O’Reilly pointed out that mothers like Wendy McGarth and Karen Keely are “fighting very hard for services, but there is no recognition of what has caused them to need the additional services”.
“The minister should not forget some families who have already been impacted by the issue and also need to be looked after. It cannot just be a project for the future.”
“That is a fair point. We must ensure that all appropriate information and advice is followed, but the Deputy raises the legitimate issue of what to do in respect of affected children,” Harris replied.
He said that officials from his department are scheduled to meet with representatives from the FoetalAnti-Convulsant Syndrome (Facs) Forum, of which Keely is a member, on 23 November. He said the service needs of these children “should be the primary purpose” of this meeting.
‘It shouldn’t be like this’
For Wendy McGarth, this progress, though welcome, has come after an almost 20-year battle to be heard and helped.
“I feel devastated,” she told TheJournal.ie. “You love your child and you have hopes and dreams for them and you mourn the child you should have had – the life they should have had. It devastates you, you throw yourself into therapy, into doctors, anybody that can make their lives easier, and the services are not there.”

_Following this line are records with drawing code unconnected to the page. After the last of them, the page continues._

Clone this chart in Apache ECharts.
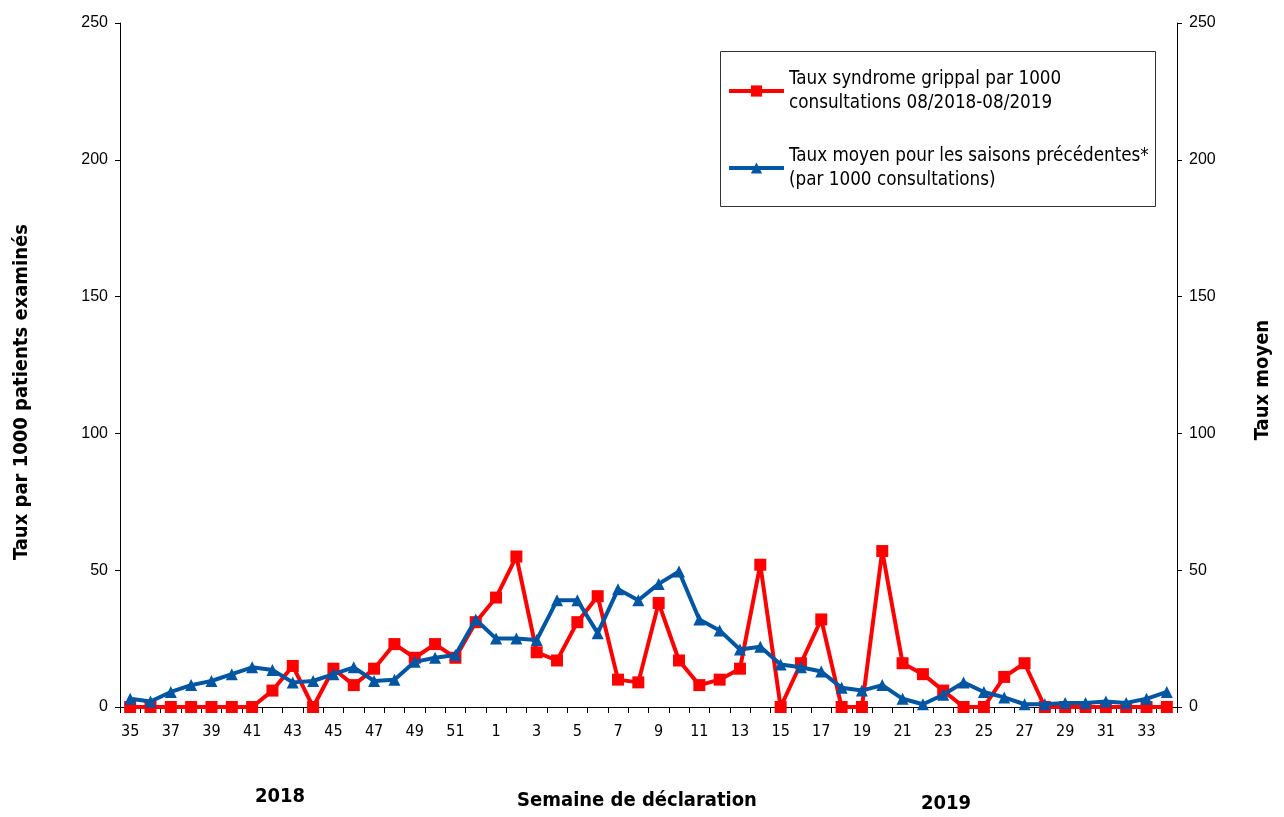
<!DOCTYPE html>
<html>
<head>
<meta charset="utf-8">
<script src="https://cdn.jsdelivr.net/npm/echarts@6/dist/echarts.min.js"></script>
<style>html,body{margin:0;padding:0;background:#fff}#c{width:1284px;height:817px}</style>
</head>
<body>
<div id="c"></div>
<script>
const weeks = ['35','36','37','38','39','40','41','42','43','44','45','46','47','48','49','50','51','52',
  '1','2','3','4','5','6','7','8','9','10','11','12','13','14','15','16','17','18','19','20','21','22','23','24','25','26','27','28','29','30','31','32','33','34'];
const tauxGrippal = [0,0,0,0,0,0,0,6,15,0,14,8,14,23,18,23,18,31,
  40,55,20,17,31,40.5,10,9,38,17,8,10,14,52,0,16,32,0,0,57,16,12,6,0,0,11,16,0,0,0,0,0,0,0];
const tauxMoyen = [3,2,5.5,8,9.5,12,14.5,13.5,9,9.5,12,14.5,9.5,10,16.5,18,19,32,
  25,25,24.5,39,39,27,43,39,45,49.5,32,28,21,22,15.5,14.5,13,7,6,8,3,1,4.5,9,5.5,3.5,1,1,1.5,1.5,2,1.5,3,5.5];
const yTicks = [0,50,100,150,200,250];
const seriesNames = ['Taux syndrome grippal par 1000\nconsultations 08/2018-08/2019',
  'Taux moyen pour les saisons précédentes*\n(par 1000 consultations)'];

const NARROW = "'Liberation Sans Narrow','DejaVu Sans Condensed','Liberation Sans',sans-serif";
const REG = "'Liberation Sans',Arial,sans-serif";

const chart = echarts.init(document.getElementById('c'));
const yAxisBase = {
  type: 'value', min: 0, max: 250, interval: 50,
  axisLine: {show: true, lineStyle: {color: '#000', width: 1}},
  axisTick: {show: true, length: 5, lineStyle: {color: '#000'}},
  splitLine: {show: false},
  axisLabel: {color: '#000', fontFamily: REG, fontSize: 16, margin: 12}
};
chart.setOption({
  animation: false,
  backgroundColor: '#fff',
  grid: {left: 120, right: 107, top: 23, bottom: 110, containLabel: false},
  xAxis: {
    type: 'category', data: weeks, boundaryGap: true,
    axisLine: {lineStyle: {color: '#000', width: 1}},
    axisTick: {show: true, interval: 0, length: 6, lineStyle: {color: '#000'}},
    axisLabel: {interval: 1, color: '#000', fontFamily: NARROW, fontSize: 16, margin: 17}
  },
  yAxis: [
    Object.assign({}, yAxisBase, {position: 'left'}),
    Object.assign({}, yAxisBase, {position: 'right'})
  ],
  legend: {
    orient: 'vertical', left: 727, top: 55, padding: 0, itemGap: 5,
    itemWidth: 55, itemHeight: 14,
    data: seriesNames,
    lineStyle: {width: 4},
    textStyle: {color: '#000', fontFamily: NARROW, fontSize: 18.7, lineHeight: 24, padding: [24, 0, 0, 0]}
  },
  graphic: [
    {type: 'rect', shape: {x: 720.5, y: 51.5, width: 435, height: 155}, style: {fill: 'none', stroke: '#333', lineWidth: 1}, z: 0},
    {type: 'text', x: 22, y: 392, rotation: Math.PI / 2, style: {text: 'Taux par 1000 patients examinés', font: "bold 20px " + NARROW, fill: '#000', textAlign: 'center', textVerticalAlign: 'middle'}},
    {type: 'text', x: 1263, y: 380, rotation: Math.PI / 2, style: {text: 'Taux moyen', font: "bold 20px " + NARROW, fill: '#000', textAlign: 'center', textVerticalAlign: 'middle'}},
    {type: 'text', x: 637, y: 801, style: {text: 'Semaine de déclaration', font: "bold 20px " + NARROW, fill: '#000', textAlign: 'center', textVerticalAlign: 'middle'}},
    {type: 'text', x: 280, y: 797, style: {text: '2018', font: "bold 20px " + NARROW, fill: '#000', textAlign: 'center', textVerticalAlign: 'middle'}},
    {type: 'text', x: 946, y: 804, style: {text: '2019', font: "bold 20px " + NARROW, fill: '#000', textAlign: 'center', textVerticalAlign: 'middle'}}
  ],
  series: [
    {name: seriesNames[0], type: 'line', data: tauxGrippal, yAxisIndex: 0,
      symbol: 'rect', symbolSize: 12, showAllSymbol: true,
      lineStyle: {color: '#ff0000', width: 4}, itemStyle: {color: '#ff0000'}, z: 3},
    {name: seriesNames[1], type: 'line', data: tauxMoyen, yAxisIndex: 1,
      symbol: 'triangle', symbolSize: 12, showAllSymbol: true,
      lineStyle: {color: '#0056a2', width: 4}, itemStyle: {color: '#0056a2'}, z: 4}
  ]
});
</script>
</body>
</html>
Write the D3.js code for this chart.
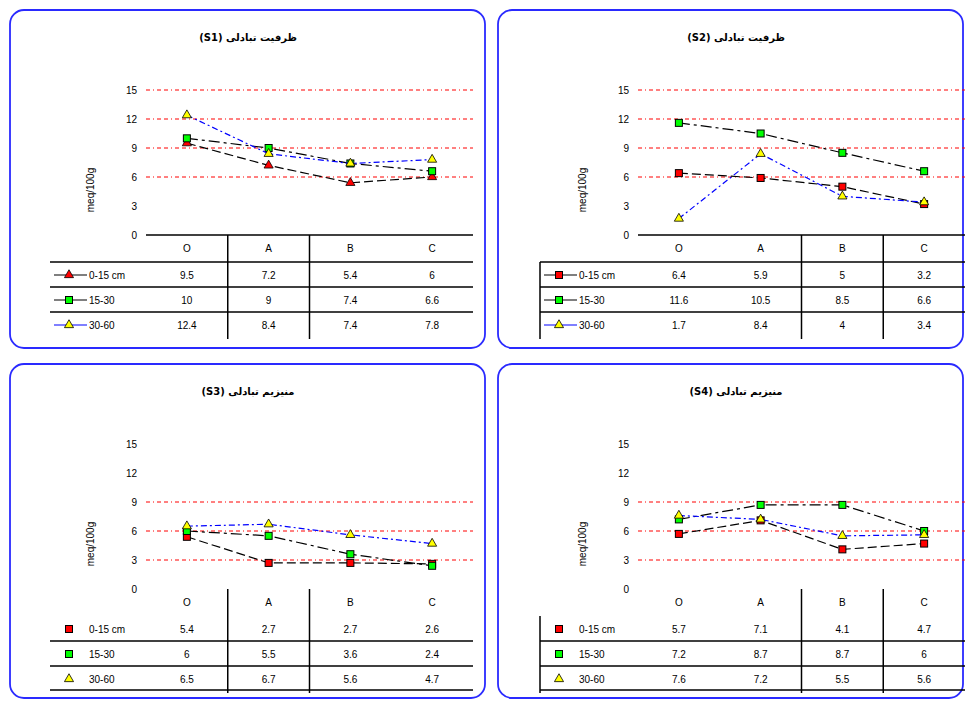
<!DOCTYPE html>
<html>
<head>
<meta charset="utf-8">
<script src="https://cdn.jsdelivr.net/npm/d3@7"></script>
<style>
  body { margin: 0; background: #fff; }
  svg { display: block; font-family: "Liberation Sans", Arial, sans-serif; }
</style>
</head>
<body>
<svg id="chart" width="965" height="701"></svg>
<script>
// data
var categories = ["O", "A", "B", "C"];
var depths = ["0-15 cm", "15-30", "30-60"];
var yTicks = [0, 3, 6, 9, 12, 15];

var titles = ["ظرفیت تبادلی (S1)", "ظرفیت تبادلی (S2)", "منیزیم تبادلی (S3)", "منیزیم تبادلی (S4)"];

var s1_d1 = [9.5, 7.2, 5.4, 6];
var s1_d2 = [10, 9, 7.4, 6.6];
var s1_d3 = [12.4, 8.4, 7.4, 7.8];

var s2_d1 = [6.4, 5.9, 5, 3.2];
var s2_d2 = [11.6, 10.5, 8.5, 6.6];
var s2_d3 = [1.7, 8.4, 4, 3.4];

var s3_d1 = [5.4, 2.7, 2.7, 2.6];
var s3_d2 = [6, 5.5, 3.6, 2.4];
var s3_d3 = [6.5, 6.7, 5.6, 4.7];

var s4_d1 = [5.7, 7.1, 4.1, 4.7];
var s4_d2 = [7.2, 8.7, 8.7, 6];
var s4_d3 = [7.6, 7.2, 5.5, 5.6];

var gridTop = [6, 9, 12, 15];
var gridBottom = [3, 6, 9];

var svg = d3.select("#chart");

var lineColors = ["#000", "#000", "#0000ff"];
var lineDash = ["9,4", "11,4,3,4", "6,3,2,3"];
var markerFill = ["#ff0000", "#00ff00", "#ffff00"];

// per panel layout
var panels = [
  {x0: 10, y0: 10, w: 475, h: 338, plotLeft: 146, tableLeft: 50, marker0: "triangle",
   series: [s1_d1, s1_d2, s1_d3], grid: gridTop, axisLine: true, legendLines: true,
   hLines: [0, 1, 2], vLines: [0, 1], leftLine: false},
  {x0: 498, y0: 10, w: 465, h: 338, plotLeft: 638, tableLeft: 540, marker0: "square",
   series: [s2_d1, s2_d2, s2_d3], grid: gridTop, axisLine: true, legendLines: true,
   hLines: [0, 1, 2], vLines: [1, 2], leftLine: true},
  {x0: 10, y0: 364, w: 475, h: 334, plotLeft: 146, tableLeft: 50, marker0: "square",
   series: [s3_d1, s3_d2, s3_d3], grid: gridBottom, axisLine: false, legendLines: false,
   hLines: [1, 2, 3], vLines: [0, 1], leftLine: false},
  {x0: 498, y0: 364, w: 465, h: 334, plotLeft: 638, tableLeft: 540, marker0: "square",
   series: [s4_d1, s4_d2, s4_d3], grid: gridBottom, axisLine: false, legendLines: false,
   hLines: [1, 2, 3], vLines: [1, 2], leftLine: true}
];

function drawMarker(g, shape, cx, cy, fill) {
  if (shape === "triangle") {
    g.append("path")
      .attr("d", d3.symbol().type(d3.symbolTriangle).size(36)())
      .attr("transform", "translate(" + cx + "," + cy + ")")
      .attr("fill", fill)
      .attr("stroke", "#000")
      .attr("stroke-width", 0.8);
  } else {
    g.append("rect")
      .attr("x", cx - 3.5).attr("y", cy - 3.5)
      .attr("width", 7).attr("height", 7)
      .attr("fill", fill)
      .attr("stroke", "#000")
      .attr("stroke-width", 1);
  }
}

panels.forEach(function(p, pi) {
  var g = svg.append("g");
  var plotW = 327;
  var rowTop = p.y0 + 252, rowH = 25;

  // panel frame
  g.append("rect")
    .attr("x", p.x0).attr("y", p.y0)
    .attr("width", p.w).attr("height", p.h)
    .attr("rx", 14).attr("ry", 14)
    .attr("fill", "none")
    .attr("stroke", "#2a2aff")
    .attr("stroke-width", 1.8);

  g.append("text")
    .attr("x", p.x0 + 238).attr("y", p.y0 + 31)
    .attr("text-anchor", "middle")
    .attr("direction", "rtl")
    .style("font-family", "'DejaVu Sans', sans-serif")
    .style("font-size", "10px")
    .style("font-weight", "bold")
    .text(titles[pi]);

  var x = d3.scaleBand()
    .domain(categories)
    .range([p.plotLeft, p.plotLeft + plotW]);

  var y = d3.scaleLinear()
    .domain([0, 15])
    .range([p.y0 + 225, p.y0 + 80]);

  // gridlines
  g.selectAll(".grid")
    .data(p.grid)
    .enter()
    .append("line")
      .attr("x1", p.plotLeft)
      .attr("x2", p.plotLeft + plotW)
      .attr("y1", function(d) {return y(d);})
      .attr("y2", function(d) {return y(d);})
      .attr("stroke", "#ff0000")
      .attr("stroke-width", 1)
      .attr("stroke-dasharray", "4,3,1,3,4,3");

  // y tick labels
  g.selectAll(".ytick")
    .data(yTicks)
    .enter()
    .append("text")
      .attr("x", p.plotLeft - 9)
      .attr("y", function(d) {return y(d) + 4;})
      .attr("text-anchor", "end")
      .style("font-size", "10px")
      .text(function(d) {return d;});

  g.append("text")
    .attr("transform", "translate(" + (p.plotLeft - 52) + "," + (p.y0 + 180) + ") rotate(-90)")
    .attr("text-anchor", "middle")
    .style("font-size", "10px")
    .text("meq/100g");

  if (p.axisLine) {
    g.append("line")
      .attr("x1", p.plotLeft).attr("x2", p.plotLeft + plotW)
      .attr("y1", y(0)).attr("y2", y(0))
      .attr("stroke", "#000").attr("stroke-width", 1.5);
  }

  // category headers
  g.selectAll(".cat")
    .data(categories)
    .enter()
    .append("text")
      .attr("x", function(d) {return x(d) + x.bandwidth() / 2;})
      .attr("y", p.y0 + 242)
      .attr("text-anchor", "middle")
      .style("font-size", "10px")
      .text(function(d) {return d;});

  // table lines
  p.hLines.forEach(function(i) {
    g.append("line")
      .attr("x1", p.tableLeft).attr("x2", p.plotLeft + plotW)
      .attr("y1", rowTop + i * rowH + (i === 3 ? -1 : 0))
      .attr("y2", rowTop + i * rowH + (i === 3 ? -1 : 0))
      .attr("stroke", "#000").attr("stroke-width", 1.5);
  });
  p.vLines.forEach(function(i) {
    var vx = x(categories[i + 1]);
    g.append("line")
      .attr("x1", vx).attr("x2", vx)
      .attr("y1", y(0)).attr("y2", rowTop + 3 * rowH + 2)
      .attr("stroke", "#000").attr("stroke-width", 1.5);
  });
  if (p.leftLine) {
    g.append("line")
      .attr("x1", p.tableLeft).attr("x2", p.tableLeft)
      .attr("y1", rowTop).attr("y2", rowTop + 3 * rowH + 2)
      .attr("stroke", "#000").attr("stroke-width", 1.5);
  }

  // series lines, markers and table rows
  p.series.forEach(function(vals, si) {
    var pts = vals.map(function(v, i) {return [x(categories[i]) + x.bandwidth() / 2, y(v)];});
    g.append("path")
      .attr("d", d3.line()(pts))
      .attr("fill", "none")
      .attr("stroke", lineColors[si])
      .attr("stroke-width", 1.2)
      .attr("stroke-dasharray", lineDash[si]);

    var shape = si === 0 ? p.marker0 : (si === 1 ? "square" : "triangle");
    pts.forEach(function(pt) {drawMarker(g, shape, pt[0], pt[1], markerFill[si]);});

    var ry = rowTop + si * rowH + 14;
    if (p.legendLines) {
      g.append("line")
        .attr("x1", p.tableLeft + 4).attr("x2", p.tableLeft + 37)
        .attr("y1", ry - 1).attr("y2", ry - 1)
        .attr("stroke", lineColors[si]).attr("stroke-width", 1.2);
    }
    drawMarker(g, shape, p.tableLeft + 19, ry - 1, markerFill[si]);
    g.append("text")
      .attr("x", p.tableLeft + 39)
      .attr("y", ry + 3)
      .style("font-size", "10px")
      .text(depths[si]);

    g.selectAll(".val" + si)
      .data(vals)
      .enter()
      .append("text")
        .attr("x", function(d, i) {return x(categories[i]) + x.bandwidth() / 2;})
        .attr("y", ry + 3)
        .attr("text-anchor", "middle")
        .style("font-size", "10px")
        .text(function(d) {return d;});
  });
});
</script>
</body>
</html>
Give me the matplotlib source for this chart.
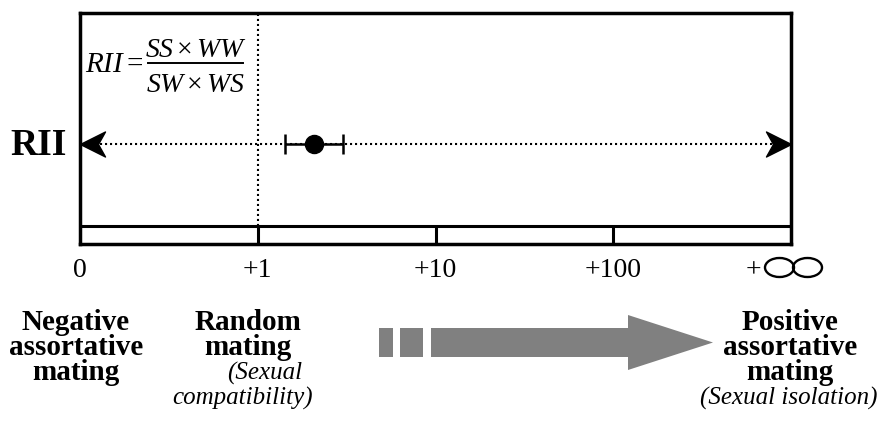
import numpy as np
import matplotlib
matplotlib.use("Agg")
import matplotlib.pyplot as plt
from matplotlib.lines import Line2D
from matplotlib.path import Path
from matplotlib.patches import Ellipse, Polygon, Rectangle


# scale positions: 0, +1, +10, +100, +inf at equal steps
SCALE_POS = [0, 1, 2, 3]
SCALE_LABELS = ["0", "+1", "+10", "+100"]
INF_POS = 4

# observed RII and its interval
RII_VALUE = 2.07
RII_LOW = 1.42
RII_HIGH = 3.02

NEG_LINES = ["Negative", "assortative", "mating"]
RANDOM_LINES = ["Random", "mating"]
RANDOM_NOTE = ["(Sexual", "compatibility)"]
POS_LINES = ["Positive", "assortative", "mating"]
POS_NOTE = ["(Sexual isolation)"]

W, H = 880, 429
SERIF = "Liberation Serif"


def px(x, y):
    # pixel position (from top-left) -> figure fraction
    return x / W, 1 - y / H


def rii_pos(v):
    return 1 + np.log10(v)


def configure_matplotlib():
    plt.rcParams.update({
        "font.family": SERIF,
        "mathtext.fontset": "custom",
        "mathtext.rm": SERIF,
        "mathtext.it": SERIF + ":italic",
        "mathtext.bf": SERIF + ":bold",
    })


def stealth_marker(direction):
    # tip at origin, body pointing back
    verts = [(0, 0), (-1, 0.5), (-0.72, 0), (-1, -0.5), (0, 0)]
    if direction == "left":
        verts = [(-x, y) for x, y in verts]
    codes = [Path.MOVETO, Path.LINETO, Path.LINETO, Path.LINETO, Path.CLOSEPOLY]
    return Path(verts, codes)


def put_lines(fig, x, baselines, lines, **kw):
    for y, line in zip(baselines, lines):
        fig.text(*px(x, y), line, ha="center", va="baseline", **kw)


def main():
    configure_matplotlib()
    fig = plt.figure(figsize=(W / 100, H / 100), dpi=100)
    ax = fig.add_axes([80 / W, 1 - 244 / H, 711 / W, 231.5 / H])
    ax.set_xlim(0, INF_POS)
    ax.set_ylim(0, 1)
    ax.set_xticks([])
    ax.set_yticks([])
    for sp in ax.spines.values():
        sp.set_linewidth(2.5)

    strip_top = 18 / 231.5
    arrow_y = 100 / 231.5
    dots = (0, (1, 1.4))

    ax.axhline(strip_top, color="black", lw=2.2)
    ax.vlines(SCALE_POS[1:], 0, strip_top, color="black", lw=2.2)
    ax.vlines(SCALE_POS[1], strip_top, 1, color="black", lw=1.5, linestyles=dots)

    # two-headed dotted RII axis
    ax.plot([0, INF_POS], [arrow_y, arrow_y], color="black", lw=1.5, ls=dots)
    ax.plot([INF_POS], [arrow_y], marker=stealth_marker("right"), ms=36,
            color="black", clip_on=False, zorder=5)
    ax.plot([0], [arrow_y], marker=stealth_marker("left"), ms=36,
            color="black", clip_on=False, zorder=5)

    x0 = rii_pos(RII_VALUE)
    ax.errorbar([x0], [arrow_y],
                xerr=[[x0 - rii_pos(RII_LOW)], [rii_pos(RII_HIGH) - x0]],
                fmt="o", ms=13, color="black", ecolor="black",
                elinewidth=1.8, capsize=7, capthick=1.8, zorder=6)

    # scale labels
    for pos, lab in zip(SCALE_POS, SCALE_LABELS):
        ax.text(pos, -33 / 231.5, lab, ha="center", va="baseline",
                fontsize=20, transform=ax.get_xaxis_transform())
    fig.text(*px(753.5, 277), "+", ha="center", va="baseline", fontsize=20)
    for cx in (779.5, 807.5):
        fig.add_artist(Ellipse(px(cx, 267.5), 29 / W, 19 / H, fill=False,
                               lw=1.7, color="black", transform=fig.transFigure))

    # RII label and formula
    fig.text(*px(67, 155), "RII", ha="right", va="baseline",
             fontsize=27, fontweight="bold")
    fig.text(*px(85, 72), r"$RII$", ha="left", va="baseline", fontsize=21)
    fig.text(*px(135, 72), "=", ha="center", va="baseline", fontsize=21)
    fig.text(*px(195.5, 57), r"$SS\times WW$", ha="center", va="baseline",
             fontsize=20)
    fig.text(*px(195.5, 92), r"$SW\times WS$", ha="center", va="baseline",
             fontsize=20)
    x1, y1 = px(148, 63)
    x2, _ = px(243, 63)
    fig.add_artist(Line2D([x1, x2], [y1, y1], color="black", lw=1.4,
                          transform=fig.transFigure))

    # bottom captions
    base = [330, 355, 380]
    put_lines(fig, 76, base, NEG_LINES, fontsize=21, fontweight="bold")
    put_lines(fig, 248, base[:2], RANDOM_LINES, fontsize=21, fontweight="bold")
    fig.text(*px(265, 380), RANDOM_NOTE[0], ha="center", va="baseline",
             fontsize=18, style="italic")
    fig.text(*px(243, 405), RANDOM_NOTE[1], ha="center", va="baseline",
             fontsize=18, style="italic")
    put_lines(fig, 790, base, POS_LINES, fontsize=21, fontweight="bold")
    put_lines(fig, 789, [405], POS_NOTE, fontsize=18, style="italic")

    # grey direction arrow
    grey = "#808080"
    for xa, xb in ((379, 393), (400, 423)):
        fx, fy = px(xa, 357)
        fig.add_artist(Rectangle((fx, fy), (xb - xa) / W, 29 / H, color=grey,
                                 lw=0, transform=fig.transFigure))
    body = [(431, 328), (628, 328), (628, 315), (713, 342.5), (628, 370),
            (628, 357), (431, 357)]
    fig.add_artist(Polygon([px(x, y) for x, y in body], closed=True, color=grey,
                           lw=0, transform=fig.transFigure))

    fig.savefig("out.png", dpi=100)
    plt.close(fig)


if __name__ == "__main__":
    main()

“You can take your eye off the ball in respect of what caused it because all you care about is taking care of your child. What keeps me awake at night is that I’m a single parent so who’s going to care for him if the unthinkable happens to me? That literally wakes me up at night.”
She worries that because of issues with labels, there are still women out there who do not know that by taking this medication they may be harming their unborn child.
“This can’t happen to any more children. I’ve spent 20 years almost now raising my son. I should be up late worrying about him out drinking, or getting up late and missing college. Instead, I’m tying his shoelaces for him, counting his money out for him and reading out the times for him. It shouldn’t be like this. And we shouldn’t have to be begging.”